Initial jobless claims rose last week but remained generally low in a tight labor market.
Jobless claims for the week ended March 25 totaled 198,000, up 7,000 from the previous period and slightly higher than the estimate of 195,000, the Labor Department reported Thursday.
Although the figure was slightly above expectations, the overall figure suggests that companies have been slow to lay off workers despite expectations that the unemployment rate will rise later in the year.
Continuing claims trailing a week are up 4,000 to 1.689 million. That was below the FactSet estimate of 1.6935 million.
The four-week moving average of weekly claims, which smoothes volatility in the numbers, edged up to 198,250 but has been below 200,000 since mid-January.
The relatively benign claims numbers come despite aggressive Federal Reserve efforts to curb inflation. The central bank is largely targeting a labor market plagued by severe supply-demand imbalances, where there are almost two vacancies for every available worker.
According to estimates made last week, central bankers expect the unemployment rate to rise to 4.5% this year from the current 3.6%. That would require the loss of more than 540,000 jobs, according to an Atlanta Fed calculator.

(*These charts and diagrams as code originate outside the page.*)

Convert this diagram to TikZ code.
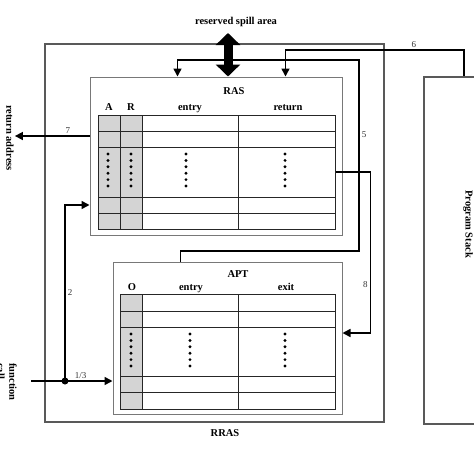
\documentclass[tikz,border=0pt]{standalone}
\usepackage{fontspec}
\setmainfont{Liberation Serif}
\usetikzlibrary{arrows.meta, positioning, calc}
\definecolor{BoxGray}{RGB}{120,120,120}
\definecolor{CellGray}{RGB}{212,212,212}

\begin{document}
\begin{tikzpicture}[
        x=1pt, y=-1pt,
        boxframe/.style={rectangle, draw=BoxGray, line width=1pt, inner sep=0pt},
        outerbox/.style={boxframe, draw=black!65, line width=2.2pt},
        tabline/.style={draw=black!85, line width=1pt},
        lbl/.style={font=\fontsize{10.5}{12}\selectfont\bfseries, inner sep=1pt},
        head/.style={lbl, anchor=base},
        numlbl/.style={font=\fontsize{9}{10}\selectfont, text=black!80, inner sep=2pt},
        conn/.style={line width=1.6pt},
        arrow/.style={conn, -{Triangle[length=8pt,width=8pt]}},
        bigarrow/.style={line width=9pt, {Triangle[length=12pt,width=24pt]}-{Triangle[length=12pt,width=24pt]}}
    ]
        \useasboundingbox (0,0) rectangle (474,474);

        % boxes
        \node[outerbox, minimum width=339pt, minimum height=378pt] (rras) at (214.5,233) {};
        \node[boxframe, minimum width=252pt, minimum height=158pt] (ras) at (216,156) {};
        \node[boxframe, minimum width=229pt, minimum height=152pt] (apt) at (227.5,338) {};
        \node[outerbox, minimum width=100pt, minimum height=347pt] (stack) at (474,250.5) {};

        % RAS table
        \fill[CellGray] (98,115) rectangle (142,229);
        \node[tabline, rectangle, inner sep=0pt, minimum width=237pt, minimum height=114pt] (rastab) at (216.5,172) {};
        \foreach \y in {131,147,197,213} \draw[tabline] (98,\y) -- (335,\y);
        \foreach \x in {120,142,238} \draw[tabline] (\x,115) -- (\x,229);
        \foreach \x in {108,131,186,285} \foreach \k in {0,...,5} \fill (\x,154+6.4*\k) circle (1.6pt);

        % APT table
        \fill[CellGray] (120,294) rectangle (142,409);
        \node[tabline, rectangle, inner sep=0pt, minimum width=215pt, minimum height=115pt] (apttab) at (227.5,351.5) {};
        \foreach \y in {311,327,376,392} \draw[tabline] (120,\y) -- (335,\y);
        \foreach \x in {142,238} \draw[tabline] (\x,294) -- (\x,409);
        \foreach \x in {131,190,285} \foreach \k in {0,...,5} \fill (\x,334+6.4*\k) circle (1.6pt);

        % titles and headers
        \node[lbl] (spill) at (236,22) {reserved spill area};
        \node[head] (rastitle) at (234,94) {RAS};
        \node[head] (hA) at (109,110) {A};
        \node[head] (hR) at (131,110) {R};
        \node[head] (hentry) at (190,110) {entry};
        \node[head] (hreturn) at (288,110) {return};
        \node[head] (apttitle) at (238,277) {APT};
        \node[head] (hO) at (132,290) {O};
        \node[head] (hentry2) at (191,290) {entry};
        \node[head] (hexit) at (286,290) {exit};
        \node[lbl] (rraslbl) at (225,433) {RRAS};
        \node[lbl, rotate=-90] (retaddr) at (10,138) {return address};
        \node[lbl, rotate=-90, align=left] (func) at (7,382) {function\\call};
        \node[lbl, rotate=-90] (stacklbl) at (468,224) {Program Stack};

        % connectors
        \coordinate (spilltip) at (228,33);
        \coordinate (fork) at (228,60);
        \coordinate (c5) at (359,251);
        \coordinate (st6) at ($(stack.north west)+(41,0)$);
        \coordinate (ra7) at ($(ras.west)+(0,-20)$);
        \coordinate (fcin) at (31,381);
        \coordinate (jn) at (65,381);

        \draw[arrow] (fork) -| ($(ras.north west)+(88,0)$);
        \draw[conn] (fork) -- (fork -| c5) -- node[numlbl, pos=0.39, right] {5} (c5) -| ($(apt.north west)+(68,0)$);
        \draw[bigarrow] (spilltip) -- (spilltip |- ras.north);
        \draw[arrow] (st6) -- ++(0,-26) -| node[numlbl, pos=0.14, above] {6} ($(ras.north west)+(196,0)$);
        \draw[arrow] (rastab.east) -- ++(35,0) |- node[numlbl, pos=0.35, left] {8} ($(apt.east)+(0,-5)$);
        \draw[arrow] (ra7) -- node[numlbl, pos=0.29, above] {7} (ra7 -| retaddr.north);
        \draw[conn] (fcin) -- (jn);
        \draw[arrow] (jn) -- node[numlbl, pos=0.33, above] {1/3} (jn -| apt.west);
        \draw[arrow] (jn) |- node[numlbl, pos=0.25, right] {2} ($(ras.west)+(0,49)$);
        \fill (jn) circle (3.5pt);
    \end{tikzpicture}
\end{document}
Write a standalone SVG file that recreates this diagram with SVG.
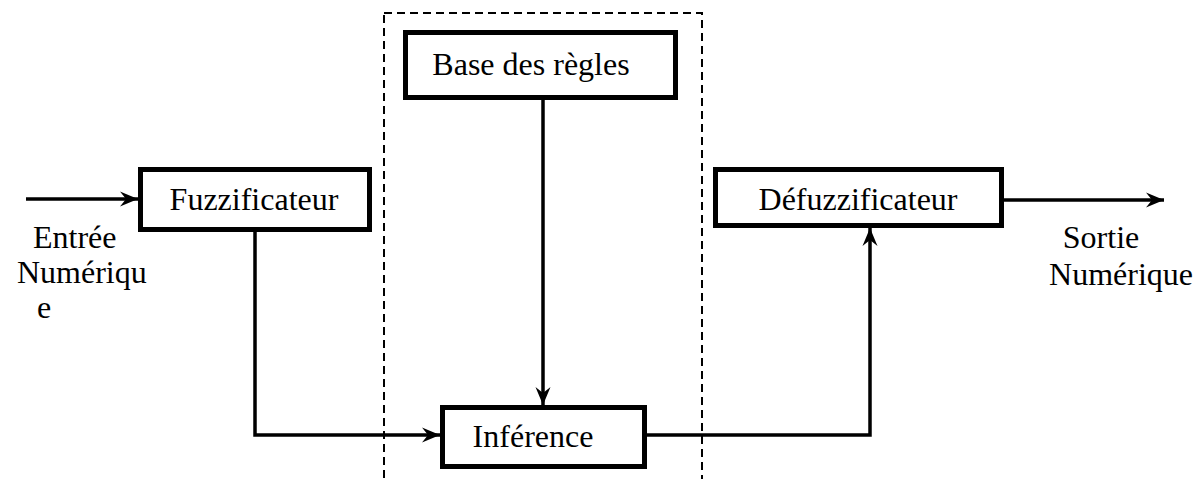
<svg xmlns="http://www.w3.org/2000/svg" width="1200" height="479" viewBox="0 0 1200 479">
<style>
.box{fill:#fff;stroke:#000;stroke-width:5}
.t{font-family:"Liberation Serif","Times New Roman",serif;font-size:32px;fill:#000}
.c{text-anchor:middle}
.line{fill:none;stroke:#000;stroke-width:3.5}
.dash{fill:none;stroke:#000;stroke-width:2;stroke-dasharray:8,5}
</style>
<defs>
<marker id="ah" markerUnits="userSpaceOnUse" markerWidth="22" markerHeight="18" refX="18" refY="9" orient="auto" overflow="visible">
<path d="M0,1.5 L18,9 L0,16.5 L6,9 z" fill="#000"/>
</marker>
</defs>
<rect class="dash" x="384" y="13" width="318" height="480"/>
<g id="connectors">
<line class="line" x1="26" y1="199" x2="138" y2="199" marker-end="url(#ah)"/>
<polyline class="line" points="255,230 255,435 440,435" marker-end="url(#ah)"/>
<line class="line" x1="543" y1="100" x2="543" y2="405" marker-end="url(#ah)"/>
<polyline class="line" points="647,435 870,435 870,228" marker-end="url(#ah)"/>
<line class="line" x1="1003" y1="200" x2="1164" y2="200" marker-end="url(#ah)"/>
</g>
<g id="fuzzificateur">
<rect class="box" x="140.5" y="169.5" width="229" height="60"/>
<text class="t c" x="254" y="210">Fuzzificateur</text>
</g>
<g id="base">
<rect class="box" x="405.5" y="32.5" width="270" height="65"/>
<text class="t c" x="531" y="75">Base des règles</text>
</g>
<g id="inference">
<rect class="box" x="442.5" y="407.5" width="202" height="59"/>
<text class="t c" x="533" y="447">Inférence</text>
</g>
<g id="defuzzificateur">
<rect class="box" x="715.5" y="169.5" width="286" height="56"/>
<text class="t c" x="858" y="210">Défuzzificateur</text>
</g>
<g id="entree">
<text class="t" x="33" y="248">Entrée</text>
<text class="t" x="17" y="283">Numériqu</text>
<text class="t" x="37" y="318">e</text>
</g>
<g id="sortie">
<text class="t c" x="1101" y="248">Sortie</text>
<text class="t c" x="1121" y="285">Numérique</text>
</g>
</svg>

“Although hiring numbers remain strong in the US economy, there appears to be potential for another lull in hiring trends over the spring and summer months,” said Stuart Hoffman, senior economic advisor at PNC. “This is not to say that economic conditions will collapse completely. Rather, newly laid-off workers are not as likely to be rehired as quickly as companies estimate their plans to weather what we expect will be a mild recession in the second half of this year.”
A separate economic report on Thursday showed that growth through to the end of 2022 was slightly weaker than previously thought.
The Commerce Department’s final gross domestic product figure showed the economy grew at an annual rate of 2.6% in the fourth quarter, slightly below the previous estimate of 2.7%. That change was mainly due to downward revisions in consumer spending and exports, the department said.
Growth likely accelerated in the first three months of 2023, according to the Atlanta Fed’s GDPNow tracker. This gauge shows that GDP is growing at a pace of 3.2%.
Markets reacted little to the new data, with futures pointing to a higher open on Wall Street.